▸ PROBLEM DETAILS
All lines in the records below from the line with "Clone this chart in seaborn and matplotlib." through the line with "i in range(42)]" are to be given again exactly, both ends included; the pictures are to be left out.

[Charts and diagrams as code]
- - -

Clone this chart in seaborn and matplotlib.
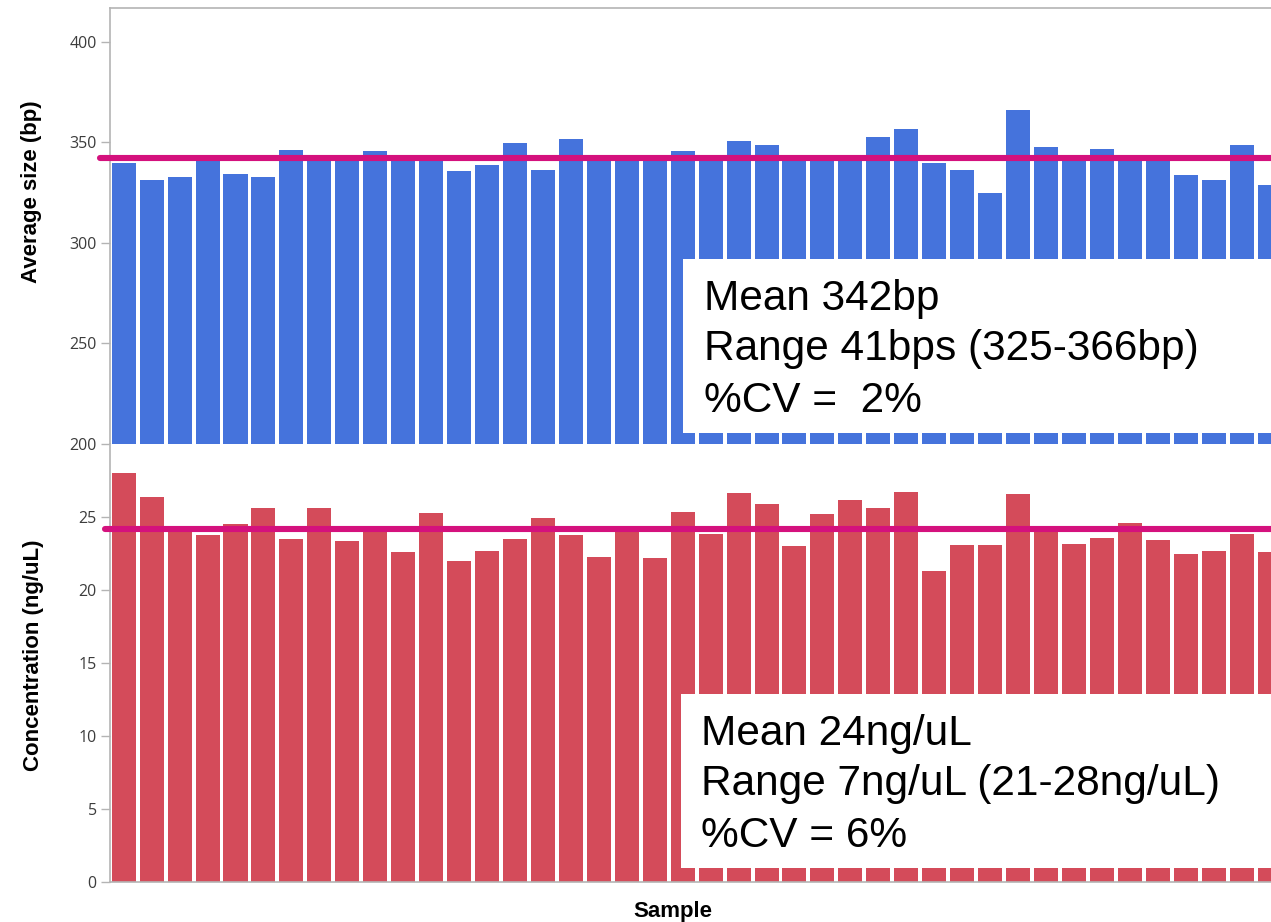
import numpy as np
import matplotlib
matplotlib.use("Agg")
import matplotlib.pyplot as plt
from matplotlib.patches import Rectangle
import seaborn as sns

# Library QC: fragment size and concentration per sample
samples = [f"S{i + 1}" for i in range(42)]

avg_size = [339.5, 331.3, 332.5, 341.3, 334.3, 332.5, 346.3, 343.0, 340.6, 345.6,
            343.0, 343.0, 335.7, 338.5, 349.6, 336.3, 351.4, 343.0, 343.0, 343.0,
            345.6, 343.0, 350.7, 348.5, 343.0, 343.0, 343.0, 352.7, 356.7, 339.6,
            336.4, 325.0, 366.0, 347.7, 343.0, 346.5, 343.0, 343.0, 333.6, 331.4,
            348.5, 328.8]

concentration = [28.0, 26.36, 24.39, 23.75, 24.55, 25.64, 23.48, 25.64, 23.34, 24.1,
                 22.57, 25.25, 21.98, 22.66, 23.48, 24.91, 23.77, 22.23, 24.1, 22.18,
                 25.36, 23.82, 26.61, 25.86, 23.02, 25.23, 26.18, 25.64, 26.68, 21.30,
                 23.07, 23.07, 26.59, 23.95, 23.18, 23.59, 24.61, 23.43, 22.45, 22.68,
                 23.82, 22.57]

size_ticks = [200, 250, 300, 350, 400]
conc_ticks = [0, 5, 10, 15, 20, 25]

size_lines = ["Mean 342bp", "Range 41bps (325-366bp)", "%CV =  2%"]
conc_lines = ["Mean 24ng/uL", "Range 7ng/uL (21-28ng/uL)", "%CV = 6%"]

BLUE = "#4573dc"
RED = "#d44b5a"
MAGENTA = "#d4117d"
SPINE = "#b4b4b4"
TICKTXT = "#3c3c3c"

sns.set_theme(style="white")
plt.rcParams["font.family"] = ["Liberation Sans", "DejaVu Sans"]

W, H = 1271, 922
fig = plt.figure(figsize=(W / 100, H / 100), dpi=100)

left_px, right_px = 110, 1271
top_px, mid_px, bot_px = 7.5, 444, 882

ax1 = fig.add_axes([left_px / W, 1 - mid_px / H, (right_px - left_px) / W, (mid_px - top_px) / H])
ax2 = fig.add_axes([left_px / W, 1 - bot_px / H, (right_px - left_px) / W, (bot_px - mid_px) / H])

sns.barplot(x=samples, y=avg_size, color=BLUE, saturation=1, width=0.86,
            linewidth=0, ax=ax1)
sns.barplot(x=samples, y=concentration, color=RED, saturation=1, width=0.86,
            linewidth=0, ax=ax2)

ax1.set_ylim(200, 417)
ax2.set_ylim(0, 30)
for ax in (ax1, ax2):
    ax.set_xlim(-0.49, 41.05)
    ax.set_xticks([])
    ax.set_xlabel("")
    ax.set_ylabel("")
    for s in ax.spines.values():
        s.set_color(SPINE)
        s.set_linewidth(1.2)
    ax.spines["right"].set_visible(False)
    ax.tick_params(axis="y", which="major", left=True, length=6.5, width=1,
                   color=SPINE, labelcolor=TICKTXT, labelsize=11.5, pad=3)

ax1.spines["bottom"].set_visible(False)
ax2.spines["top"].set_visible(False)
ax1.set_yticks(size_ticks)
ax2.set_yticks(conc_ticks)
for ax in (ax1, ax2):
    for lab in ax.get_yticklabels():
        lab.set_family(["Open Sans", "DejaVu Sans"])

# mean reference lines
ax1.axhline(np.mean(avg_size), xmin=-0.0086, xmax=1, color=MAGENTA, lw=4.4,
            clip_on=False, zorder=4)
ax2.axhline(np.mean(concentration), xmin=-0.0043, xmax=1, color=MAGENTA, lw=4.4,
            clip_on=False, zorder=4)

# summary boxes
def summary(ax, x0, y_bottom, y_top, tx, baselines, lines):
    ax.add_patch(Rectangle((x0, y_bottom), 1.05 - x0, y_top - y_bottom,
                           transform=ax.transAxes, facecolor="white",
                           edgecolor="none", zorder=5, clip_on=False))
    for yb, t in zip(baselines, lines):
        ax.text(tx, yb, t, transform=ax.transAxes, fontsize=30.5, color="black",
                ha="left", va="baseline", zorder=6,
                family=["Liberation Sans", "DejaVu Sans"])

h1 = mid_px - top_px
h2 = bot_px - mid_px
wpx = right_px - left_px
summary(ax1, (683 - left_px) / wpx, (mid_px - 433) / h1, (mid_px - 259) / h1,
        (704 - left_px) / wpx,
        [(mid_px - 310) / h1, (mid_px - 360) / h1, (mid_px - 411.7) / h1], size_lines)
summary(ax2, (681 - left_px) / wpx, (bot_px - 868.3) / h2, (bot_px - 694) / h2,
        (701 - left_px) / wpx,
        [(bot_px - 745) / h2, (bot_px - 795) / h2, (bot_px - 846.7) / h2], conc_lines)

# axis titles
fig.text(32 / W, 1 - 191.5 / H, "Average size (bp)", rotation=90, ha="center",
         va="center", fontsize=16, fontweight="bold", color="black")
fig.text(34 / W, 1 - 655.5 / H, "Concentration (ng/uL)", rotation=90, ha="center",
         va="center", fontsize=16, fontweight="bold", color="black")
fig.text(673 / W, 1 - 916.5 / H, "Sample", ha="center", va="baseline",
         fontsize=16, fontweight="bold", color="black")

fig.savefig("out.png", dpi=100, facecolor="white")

- - -

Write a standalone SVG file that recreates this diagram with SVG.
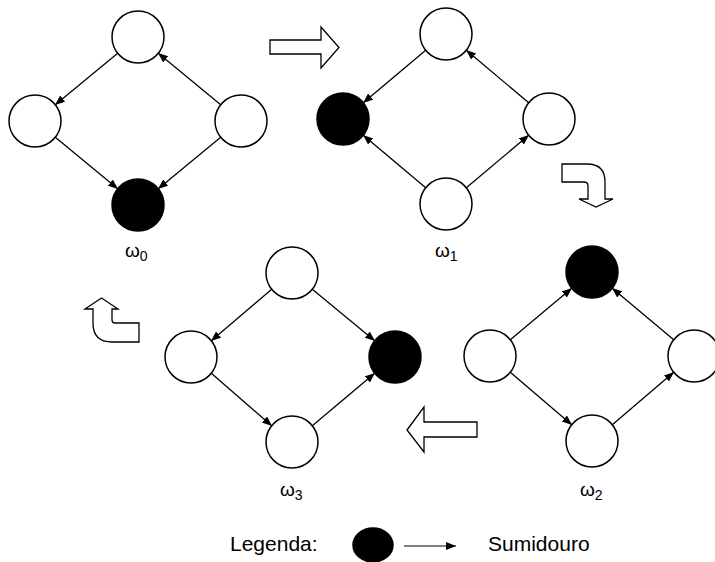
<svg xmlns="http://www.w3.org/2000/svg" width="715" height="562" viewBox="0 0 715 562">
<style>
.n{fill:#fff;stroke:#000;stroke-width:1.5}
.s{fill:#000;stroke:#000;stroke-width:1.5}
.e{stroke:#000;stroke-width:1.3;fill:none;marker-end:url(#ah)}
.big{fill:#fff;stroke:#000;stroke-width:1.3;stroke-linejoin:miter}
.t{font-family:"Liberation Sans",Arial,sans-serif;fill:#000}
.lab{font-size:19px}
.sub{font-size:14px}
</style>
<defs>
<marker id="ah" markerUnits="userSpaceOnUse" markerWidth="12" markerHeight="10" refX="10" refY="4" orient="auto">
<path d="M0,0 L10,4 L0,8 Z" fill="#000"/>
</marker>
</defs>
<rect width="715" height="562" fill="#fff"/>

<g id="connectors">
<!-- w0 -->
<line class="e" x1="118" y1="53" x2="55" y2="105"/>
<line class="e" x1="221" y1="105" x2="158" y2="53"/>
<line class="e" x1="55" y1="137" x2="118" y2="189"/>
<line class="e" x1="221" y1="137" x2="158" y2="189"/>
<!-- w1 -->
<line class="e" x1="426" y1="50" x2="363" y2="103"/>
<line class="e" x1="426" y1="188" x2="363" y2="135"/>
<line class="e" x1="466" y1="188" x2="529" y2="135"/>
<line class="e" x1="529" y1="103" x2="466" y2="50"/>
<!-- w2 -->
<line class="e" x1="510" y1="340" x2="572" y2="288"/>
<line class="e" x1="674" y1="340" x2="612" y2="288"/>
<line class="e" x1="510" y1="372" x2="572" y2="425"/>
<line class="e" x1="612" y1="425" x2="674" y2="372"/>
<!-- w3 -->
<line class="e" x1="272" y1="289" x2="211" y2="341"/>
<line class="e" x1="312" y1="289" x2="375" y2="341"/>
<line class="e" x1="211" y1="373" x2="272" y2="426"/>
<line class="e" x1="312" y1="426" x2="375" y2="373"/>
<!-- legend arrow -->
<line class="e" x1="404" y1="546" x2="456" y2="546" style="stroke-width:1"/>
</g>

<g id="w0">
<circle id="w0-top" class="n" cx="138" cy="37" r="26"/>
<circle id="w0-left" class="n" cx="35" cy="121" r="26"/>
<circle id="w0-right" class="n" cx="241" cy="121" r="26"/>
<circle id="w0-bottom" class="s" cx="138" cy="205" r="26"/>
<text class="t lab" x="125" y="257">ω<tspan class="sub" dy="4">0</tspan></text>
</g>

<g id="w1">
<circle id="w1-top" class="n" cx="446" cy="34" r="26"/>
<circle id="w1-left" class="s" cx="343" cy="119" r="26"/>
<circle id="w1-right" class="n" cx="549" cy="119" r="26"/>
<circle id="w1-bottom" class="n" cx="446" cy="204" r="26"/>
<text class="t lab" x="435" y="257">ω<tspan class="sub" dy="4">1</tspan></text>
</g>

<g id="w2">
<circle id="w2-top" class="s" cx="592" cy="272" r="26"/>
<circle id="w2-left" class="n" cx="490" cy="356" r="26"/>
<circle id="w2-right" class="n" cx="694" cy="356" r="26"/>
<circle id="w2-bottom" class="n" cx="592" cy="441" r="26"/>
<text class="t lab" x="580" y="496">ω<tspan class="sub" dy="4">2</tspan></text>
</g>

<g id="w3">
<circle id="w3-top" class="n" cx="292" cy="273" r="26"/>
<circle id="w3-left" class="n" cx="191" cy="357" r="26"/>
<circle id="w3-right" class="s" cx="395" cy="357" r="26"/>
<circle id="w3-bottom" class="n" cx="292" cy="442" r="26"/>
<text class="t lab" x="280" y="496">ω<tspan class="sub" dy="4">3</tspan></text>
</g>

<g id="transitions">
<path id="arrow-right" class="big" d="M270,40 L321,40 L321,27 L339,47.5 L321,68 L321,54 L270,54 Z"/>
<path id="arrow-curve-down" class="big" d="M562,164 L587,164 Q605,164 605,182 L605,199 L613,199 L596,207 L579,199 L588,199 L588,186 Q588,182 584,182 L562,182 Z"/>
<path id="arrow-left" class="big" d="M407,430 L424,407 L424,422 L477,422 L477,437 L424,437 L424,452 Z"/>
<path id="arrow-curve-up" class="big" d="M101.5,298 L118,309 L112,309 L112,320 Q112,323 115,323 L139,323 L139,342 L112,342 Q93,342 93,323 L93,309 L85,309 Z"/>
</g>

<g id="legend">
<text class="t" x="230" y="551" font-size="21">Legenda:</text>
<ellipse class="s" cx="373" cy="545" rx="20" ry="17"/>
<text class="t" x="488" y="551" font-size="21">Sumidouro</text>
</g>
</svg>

- - -

▸ COMPLETE OUTPUT
Clone this chart in seaborn and matplotlib.
import numpy as np
import matplotlib
matplotlib.use("Agg")
import matplotlib.pyplot as plt
from matplotlib.patches import Rectangle
import seaborn as sns

# Library QC: fragment size and concentration per sample
samples = [f"S{i + 1}" for i in range(42)]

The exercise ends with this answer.